--- Source records ---

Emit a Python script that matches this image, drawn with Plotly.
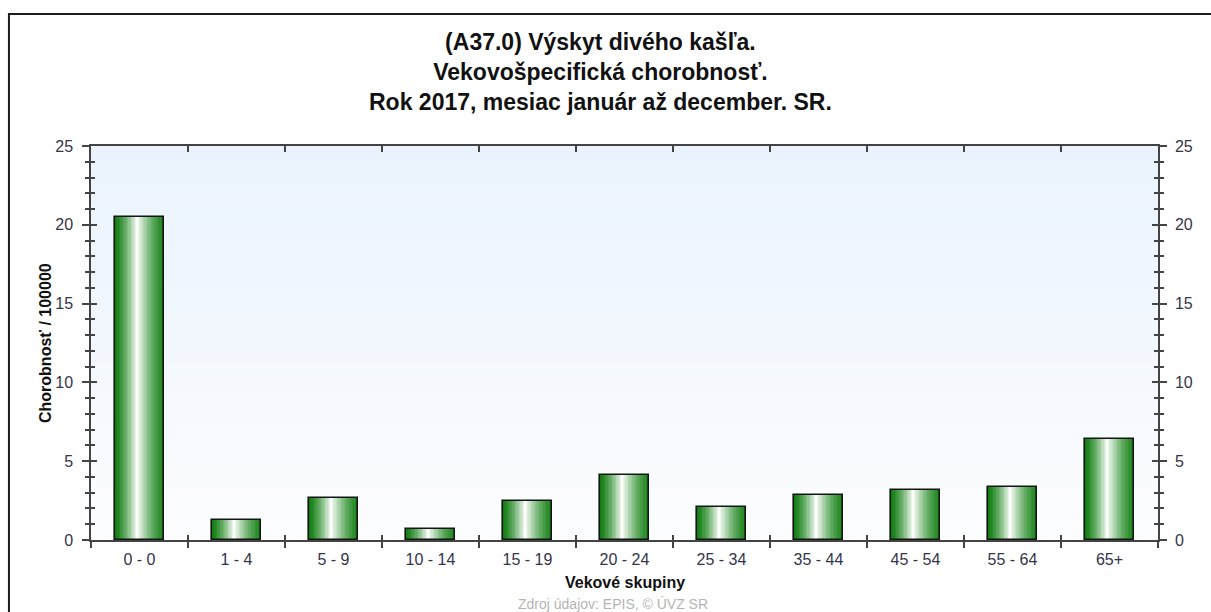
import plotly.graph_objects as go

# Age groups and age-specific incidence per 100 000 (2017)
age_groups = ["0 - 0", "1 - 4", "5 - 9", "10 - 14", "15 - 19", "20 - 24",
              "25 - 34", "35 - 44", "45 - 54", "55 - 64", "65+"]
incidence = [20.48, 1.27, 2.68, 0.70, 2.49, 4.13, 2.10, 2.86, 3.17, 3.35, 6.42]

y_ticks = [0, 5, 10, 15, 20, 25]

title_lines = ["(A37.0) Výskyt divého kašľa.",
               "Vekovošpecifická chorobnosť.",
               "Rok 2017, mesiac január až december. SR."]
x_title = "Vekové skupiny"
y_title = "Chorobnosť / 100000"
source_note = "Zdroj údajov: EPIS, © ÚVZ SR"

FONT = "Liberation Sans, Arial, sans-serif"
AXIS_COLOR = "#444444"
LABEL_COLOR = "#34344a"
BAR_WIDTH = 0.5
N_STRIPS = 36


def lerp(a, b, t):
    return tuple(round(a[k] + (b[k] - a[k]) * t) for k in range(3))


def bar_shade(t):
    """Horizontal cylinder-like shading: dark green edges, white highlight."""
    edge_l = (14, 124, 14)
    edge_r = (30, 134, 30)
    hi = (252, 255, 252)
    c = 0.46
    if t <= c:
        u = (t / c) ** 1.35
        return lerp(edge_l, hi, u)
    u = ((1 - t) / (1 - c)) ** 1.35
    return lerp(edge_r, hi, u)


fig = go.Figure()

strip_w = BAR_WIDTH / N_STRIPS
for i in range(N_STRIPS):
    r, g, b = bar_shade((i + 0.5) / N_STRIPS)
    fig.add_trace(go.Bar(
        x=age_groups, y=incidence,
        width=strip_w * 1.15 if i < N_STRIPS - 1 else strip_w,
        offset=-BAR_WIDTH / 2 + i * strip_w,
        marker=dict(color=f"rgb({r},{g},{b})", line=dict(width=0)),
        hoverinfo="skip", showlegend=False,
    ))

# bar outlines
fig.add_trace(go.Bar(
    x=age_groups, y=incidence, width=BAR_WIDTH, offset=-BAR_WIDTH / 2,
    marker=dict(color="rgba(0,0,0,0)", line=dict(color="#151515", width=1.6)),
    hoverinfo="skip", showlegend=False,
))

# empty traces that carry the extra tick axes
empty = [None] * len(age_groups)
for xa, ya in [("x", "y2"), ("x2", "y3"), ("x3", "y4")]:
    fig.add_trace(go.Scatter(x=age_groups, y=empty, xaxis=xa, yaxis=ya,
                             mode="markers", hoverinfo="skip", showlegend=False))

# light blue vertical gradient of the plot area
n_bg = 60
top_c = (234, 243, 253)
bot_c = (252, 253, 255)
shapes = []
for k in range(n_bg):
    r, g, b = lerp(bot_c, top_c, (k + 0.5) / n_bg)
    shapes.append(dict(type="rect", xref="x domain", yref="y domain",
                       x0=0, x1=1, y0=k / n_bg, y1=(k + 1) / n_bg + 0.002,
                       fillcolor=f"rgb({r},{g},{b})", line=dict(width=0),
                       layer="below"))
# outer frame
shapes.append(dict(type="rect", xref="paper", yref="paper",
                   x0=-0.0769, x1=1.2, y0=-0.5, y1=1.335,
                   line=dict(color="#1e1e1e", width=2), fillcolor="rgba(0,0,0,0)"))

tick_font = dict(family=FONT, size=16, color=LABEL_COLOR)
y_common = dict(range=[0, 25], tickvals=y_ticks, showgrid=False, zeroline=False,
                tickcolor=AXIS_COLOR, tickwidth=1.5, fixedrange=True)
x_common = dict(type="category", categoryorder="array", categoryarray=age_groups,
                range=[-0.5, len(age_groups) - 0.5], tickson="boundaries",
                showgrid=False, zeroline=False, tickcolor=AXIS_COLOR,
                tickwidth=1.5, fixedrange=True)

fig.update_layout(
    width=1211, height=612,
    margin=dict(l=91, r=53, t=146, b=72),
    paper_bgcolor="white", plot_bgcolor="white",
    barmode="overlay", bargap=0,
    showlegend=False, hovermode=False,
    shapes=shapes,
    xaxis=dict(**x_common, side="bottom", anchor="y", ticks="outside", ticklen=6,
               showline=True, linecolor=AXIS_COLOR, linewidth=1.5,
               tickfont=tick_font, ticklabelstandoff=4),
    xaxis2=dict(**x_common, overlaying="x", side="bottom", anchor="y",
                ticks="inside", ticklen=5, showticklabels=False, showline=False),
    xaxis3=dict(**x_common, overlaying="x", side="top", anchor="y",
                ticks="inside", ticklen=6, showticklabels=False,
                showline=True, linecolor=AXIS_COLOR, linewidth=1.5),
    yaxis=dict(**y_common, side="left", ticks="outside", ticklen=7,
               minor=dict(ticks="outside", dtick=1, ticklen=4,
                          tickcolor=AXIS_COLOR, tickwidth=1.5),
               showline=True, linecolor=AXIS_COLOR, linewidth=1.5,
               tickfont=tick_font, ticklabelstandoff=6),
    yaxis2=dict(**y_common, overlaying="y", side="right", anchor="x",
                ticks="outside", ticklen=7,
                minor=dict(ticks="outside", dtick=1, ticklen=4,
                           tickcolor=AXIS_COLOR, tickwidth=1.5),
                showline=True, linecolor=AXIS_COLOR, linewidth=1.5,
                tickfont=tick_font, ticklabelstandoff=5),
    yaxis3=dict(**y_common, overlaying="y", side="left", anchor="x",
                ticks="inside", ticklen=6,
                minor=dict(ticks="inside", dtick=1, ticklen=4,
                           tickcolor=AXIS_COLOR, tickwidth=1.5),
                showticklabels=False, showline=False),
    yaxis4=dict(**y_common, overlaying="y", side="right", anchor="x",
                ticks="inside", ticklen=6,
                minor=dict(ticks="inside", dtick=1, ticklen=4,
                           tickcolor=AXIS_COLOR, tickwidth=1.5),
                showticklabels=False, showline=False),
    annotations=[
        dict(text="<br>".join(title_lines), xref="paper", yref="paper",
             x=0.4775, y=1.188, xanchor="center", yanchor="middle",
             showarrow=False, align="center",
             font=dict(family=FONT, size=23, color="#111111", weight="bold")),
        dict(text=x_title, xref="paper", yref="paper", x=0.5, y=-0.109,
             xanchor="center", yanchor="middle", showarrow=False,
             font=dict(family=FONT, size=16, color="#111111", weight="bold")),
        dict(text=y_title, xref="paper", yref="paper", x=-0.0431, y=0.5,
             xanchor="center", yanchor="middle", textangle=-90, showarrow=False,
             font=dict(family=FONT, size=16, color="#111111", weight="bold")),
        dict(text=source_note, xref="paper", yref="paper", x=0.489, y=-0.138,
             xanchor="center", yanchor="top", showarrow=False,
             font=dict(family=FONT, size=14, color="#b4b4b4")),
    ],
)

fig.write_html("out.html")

...

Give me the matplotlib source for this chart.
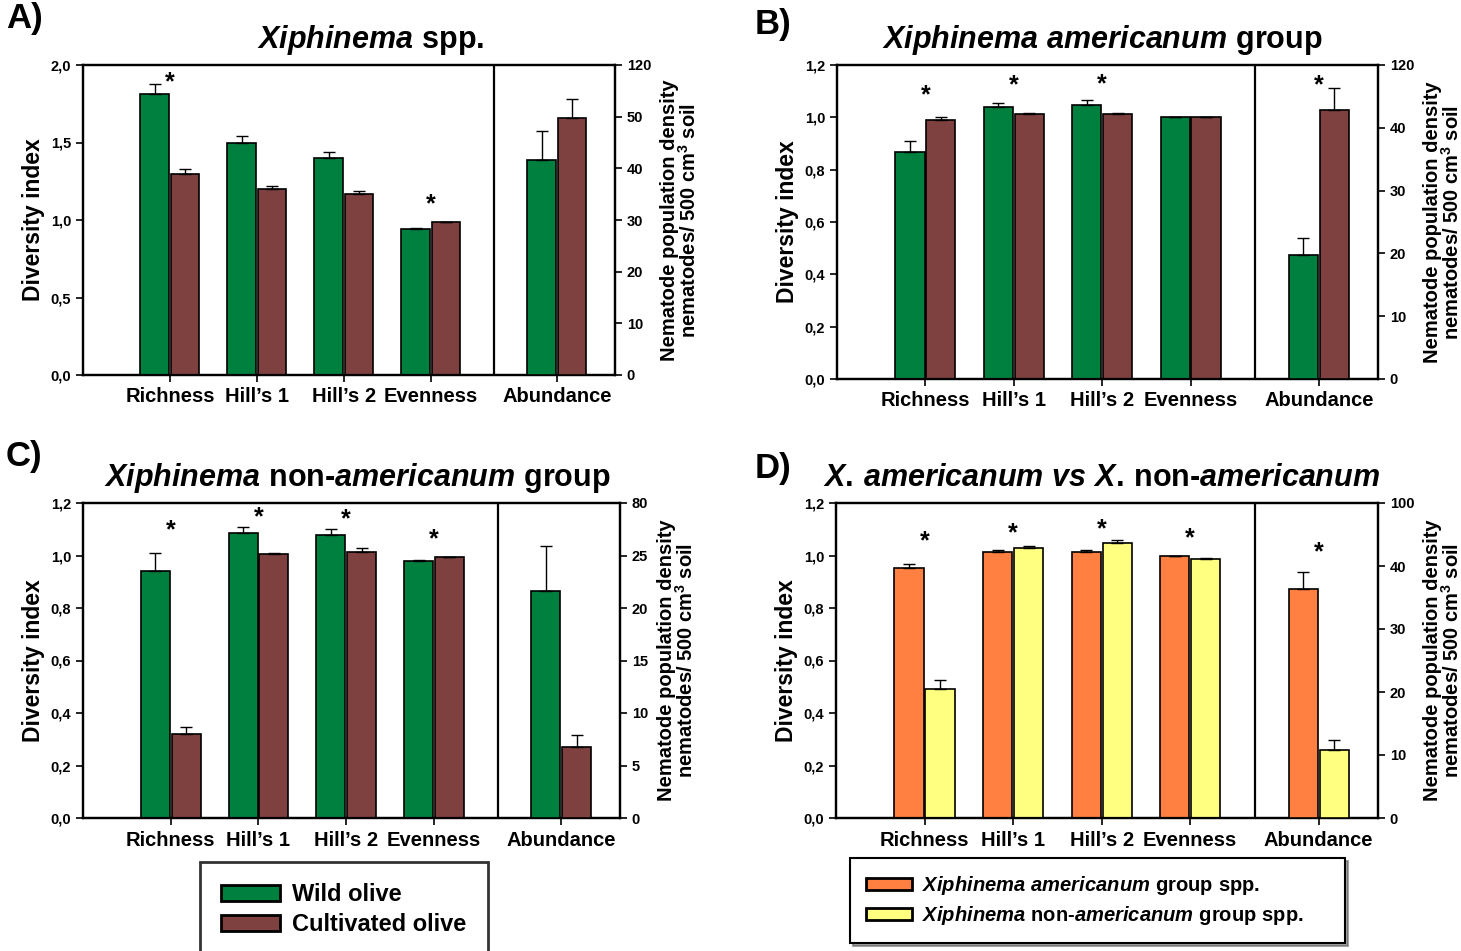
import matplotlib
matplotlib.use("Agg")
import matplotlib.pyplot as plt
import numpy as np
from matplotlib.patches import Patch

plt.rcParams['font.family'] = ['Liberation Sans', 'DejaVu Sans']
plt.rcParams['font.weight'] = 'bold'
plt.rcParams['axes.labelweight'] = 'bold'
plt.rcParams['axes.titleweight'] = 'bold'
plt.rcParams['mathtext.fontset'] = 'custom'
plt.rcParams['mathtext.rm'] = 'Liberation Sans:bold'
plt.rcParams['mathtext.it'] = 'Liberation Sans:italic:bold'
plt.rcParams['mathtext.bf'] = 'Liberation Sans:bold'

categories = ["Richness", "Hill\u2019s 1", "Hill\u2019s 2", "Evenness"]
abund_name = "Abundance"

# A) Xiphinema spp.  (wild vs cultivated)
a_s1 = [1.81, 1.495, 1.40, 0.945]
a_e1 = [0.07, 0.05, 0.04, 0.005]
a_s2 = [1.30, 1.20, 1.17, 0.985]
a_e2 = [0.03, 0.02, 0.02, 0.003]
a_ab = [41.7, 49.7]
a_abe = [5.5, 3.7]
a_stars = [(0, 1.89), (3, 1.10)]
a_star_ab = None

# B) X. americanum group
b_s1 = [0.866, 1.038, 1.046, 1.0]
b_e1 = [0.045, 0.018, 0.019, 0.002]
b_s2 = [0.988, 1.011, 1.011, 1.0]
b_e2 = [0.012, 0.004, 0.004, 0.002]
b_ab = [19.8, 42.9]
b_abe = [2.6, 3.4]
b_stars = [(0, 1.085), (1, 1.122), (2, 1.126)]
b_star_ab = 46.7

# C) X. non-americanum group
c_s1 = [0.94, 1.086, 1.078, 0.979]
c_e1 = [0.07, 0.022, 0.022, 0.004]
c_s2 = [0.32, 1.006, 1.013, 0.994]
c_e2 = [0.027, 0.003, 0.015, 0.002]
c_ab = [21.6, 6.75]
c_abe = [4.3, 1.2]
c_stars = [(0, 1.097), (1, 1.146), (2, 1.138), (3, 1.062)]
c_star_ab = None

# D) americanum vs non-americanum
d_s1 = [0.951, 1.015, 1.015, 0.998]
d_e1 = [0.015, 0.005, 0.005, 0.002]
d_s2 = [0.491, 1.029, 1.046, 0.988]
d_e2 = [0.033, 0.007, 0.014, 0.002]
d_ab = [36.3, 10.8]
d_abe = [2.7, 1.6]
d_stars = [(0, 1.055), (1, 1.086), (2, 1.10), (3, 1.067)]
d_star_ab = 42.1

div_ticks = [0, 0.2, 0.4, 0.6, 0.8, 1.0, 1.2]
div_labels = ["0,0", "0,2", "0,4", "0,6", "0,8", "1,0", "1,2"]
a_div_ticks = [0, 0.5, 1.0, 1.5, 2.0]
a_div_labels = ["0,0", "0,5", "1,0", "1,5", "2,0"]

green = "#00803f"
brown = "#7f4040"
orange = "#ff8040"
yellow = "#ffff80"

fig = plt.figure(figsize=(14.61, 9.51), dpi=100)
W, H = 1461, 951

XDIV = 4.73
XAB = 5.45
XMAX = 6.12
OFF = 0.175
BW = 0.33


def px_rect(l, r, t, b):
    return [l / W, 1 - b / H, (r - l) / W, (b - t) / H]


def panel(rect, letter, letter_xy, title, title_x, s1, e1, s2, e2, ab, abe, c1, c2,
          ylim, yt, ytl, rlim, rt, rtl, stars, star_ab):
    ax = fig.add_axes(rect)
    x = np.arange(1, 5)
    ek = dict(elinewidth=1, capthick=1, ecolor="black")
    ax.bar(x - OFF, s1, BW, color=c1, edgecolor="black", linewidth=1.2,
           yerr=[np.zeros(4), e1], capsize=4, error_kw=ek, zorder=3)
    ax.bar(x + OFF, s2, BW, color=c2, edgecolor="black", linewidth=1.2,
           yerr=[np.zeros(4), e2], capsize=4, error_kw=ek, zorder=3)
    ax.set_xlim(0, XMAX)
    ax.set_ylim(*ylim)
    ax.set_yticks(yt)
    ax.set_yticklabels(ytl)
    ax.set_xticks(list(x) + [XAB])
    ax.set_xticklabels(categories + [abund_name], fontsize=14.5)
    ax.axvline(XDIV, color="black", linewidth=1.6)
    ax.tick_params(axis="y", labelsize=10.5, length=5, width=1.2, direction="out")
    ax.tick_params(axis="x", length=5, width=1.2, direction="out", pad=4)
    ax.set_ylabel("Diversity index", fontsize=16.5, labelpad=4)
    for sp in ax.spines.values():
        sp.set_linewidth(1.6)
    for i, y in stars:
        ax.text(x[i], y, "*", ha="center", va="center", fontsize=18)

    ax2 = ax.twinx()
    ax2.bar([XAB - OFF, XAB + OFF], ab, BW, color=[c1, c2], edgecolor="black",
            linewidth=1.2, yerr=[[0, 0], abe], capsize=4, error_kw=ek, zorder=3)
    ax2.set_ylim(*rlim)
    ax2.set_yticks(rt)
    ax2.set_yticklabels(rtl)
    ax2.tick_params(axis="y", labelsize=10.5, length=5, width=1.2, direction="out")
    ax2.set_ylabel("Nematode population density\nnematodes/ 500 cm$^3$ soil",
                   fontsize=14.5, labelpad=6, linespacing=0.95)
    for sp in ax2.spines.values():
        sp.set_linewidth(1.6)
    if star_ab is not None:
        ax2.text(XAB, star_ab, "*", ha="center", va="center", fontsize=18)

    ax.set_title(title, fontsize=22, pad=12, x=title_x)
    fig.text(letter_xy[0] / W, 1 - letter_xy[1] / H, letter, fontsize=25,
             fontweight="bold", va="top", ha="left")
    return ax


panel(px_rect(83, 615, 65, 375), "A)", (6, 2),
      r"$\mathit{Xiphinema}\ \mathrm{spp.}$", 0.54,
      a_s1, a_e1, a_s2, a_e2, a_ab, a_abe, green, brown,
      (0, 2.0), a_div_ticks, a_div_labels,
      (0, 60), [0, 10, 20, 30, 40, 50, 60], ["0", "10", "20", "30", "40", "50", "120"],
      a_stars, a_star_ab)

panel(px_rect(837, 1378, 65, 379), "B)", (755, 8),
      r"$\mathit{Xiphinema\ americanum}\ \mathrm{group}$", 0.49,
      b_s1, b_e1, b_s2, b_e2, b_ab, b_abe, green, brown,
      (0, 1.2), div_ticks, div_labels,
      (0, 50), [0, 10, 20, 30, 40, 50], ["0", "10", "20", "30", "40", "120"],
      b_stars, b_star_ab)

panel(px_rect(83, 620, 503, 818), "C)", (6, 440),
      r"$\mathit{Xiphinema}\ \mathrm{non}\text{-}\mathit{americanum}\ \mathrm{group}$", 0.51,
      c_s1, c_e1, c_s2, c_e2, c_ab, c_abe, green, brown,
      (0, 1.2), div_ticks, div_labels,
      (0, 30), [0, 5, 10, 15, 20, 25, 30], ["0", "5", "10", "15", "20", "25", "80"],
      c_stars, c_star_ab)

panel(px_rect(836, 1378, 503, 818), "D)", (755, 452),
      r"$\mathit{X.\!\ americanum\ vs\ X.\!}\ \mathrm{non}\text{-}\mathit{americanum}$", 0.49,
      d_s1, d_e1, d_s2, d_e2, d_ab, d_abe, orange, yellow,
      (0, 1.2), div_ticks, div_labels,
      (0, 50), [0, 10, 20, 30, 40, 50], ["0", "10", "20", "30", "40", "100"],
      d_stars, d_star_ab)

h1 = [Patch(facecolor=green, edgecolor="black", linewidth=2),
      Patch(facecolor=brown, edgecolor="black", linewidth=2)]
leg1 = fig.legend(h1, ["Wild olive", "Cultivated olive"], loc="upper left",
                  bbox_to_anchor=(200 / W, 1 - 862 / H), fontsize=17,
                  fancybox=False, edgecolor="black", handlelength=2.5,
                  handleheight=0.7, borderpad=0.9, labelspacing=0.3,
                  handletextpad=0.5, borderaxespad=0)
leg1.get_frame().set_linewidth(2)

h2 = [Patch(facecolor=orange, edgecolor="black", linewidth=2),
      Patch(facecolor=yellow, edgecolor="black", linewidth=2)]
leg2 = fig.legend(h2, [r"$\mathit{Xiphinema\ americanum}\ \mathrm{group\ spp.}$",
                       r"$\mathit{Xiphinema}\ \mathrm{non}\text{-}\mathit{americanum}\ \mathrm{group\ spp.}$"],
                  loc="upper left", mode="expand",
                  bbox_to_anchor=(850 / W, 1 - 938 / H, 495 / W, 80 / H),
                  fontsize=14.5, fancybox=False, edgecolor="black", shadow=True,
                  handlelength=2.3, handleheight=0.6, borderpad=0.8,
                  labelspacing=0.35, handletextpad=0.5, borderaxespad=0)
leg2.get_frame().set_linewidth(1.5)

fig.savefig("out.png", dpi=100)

--- Your goal ---
Your answer should be a single number: the count of lines containing the word "matplotlib".

--- Result of this task ---
5